There is a long list of edible flowers and their recommended use. The ladies from Tom in Shimane prefecture in West Japan know all about this. The company was established in 1992 and is run by president Toyoyuki Yasawa. Shimane prefecture is said to lay 45 years ahead of the rest of Japan. Not technology or knowledge-wise, but looking at the demographics. The modern Japanese society faces many challenges with regards to their declining birth rate and ageing population, which, among others, results in shrinking activity in the countryside. For Tom this is all the more reason to create a lively, growing business, producing products from their community with people from their community. They are basing their business model on a crowd sourcing concept and are reliant on donations and volunteers.

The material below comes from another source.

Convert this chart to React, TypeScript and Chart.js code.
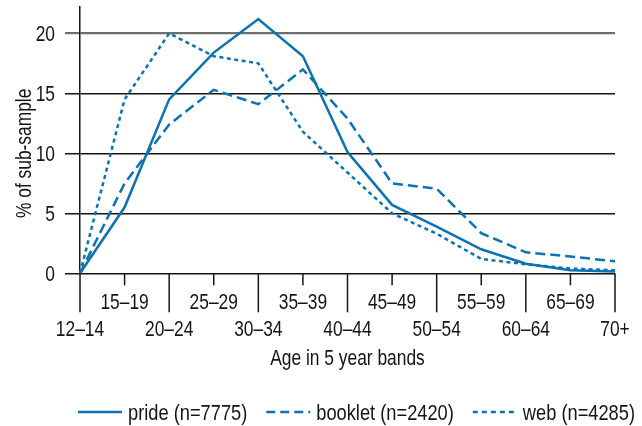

The current population in Shimane exists for almost 50% out of citizens aged 60+ and most of them are women. Therefore, the power of the region, aside from the clean air and water, and fertile soil, is said to lie in the strength of their “obachan” (aunties). Tom exists out of and because of these obachan, who want to contribute to the revitalization of the town they grew up in. Furthermore, the company welcomes vocational students with disabilities to offer them work experience and employment opportunities, as well as a chance to learn and appreciate the beauty of their regional flowers and nature.
Tom suggests that their flowers are not just ‘cute’ but carry a message that changes your creations from ‘normal/always’ to ‘special’. Their aim is to spread this message and beauty all over the world with the flowers from the Shimane aunties!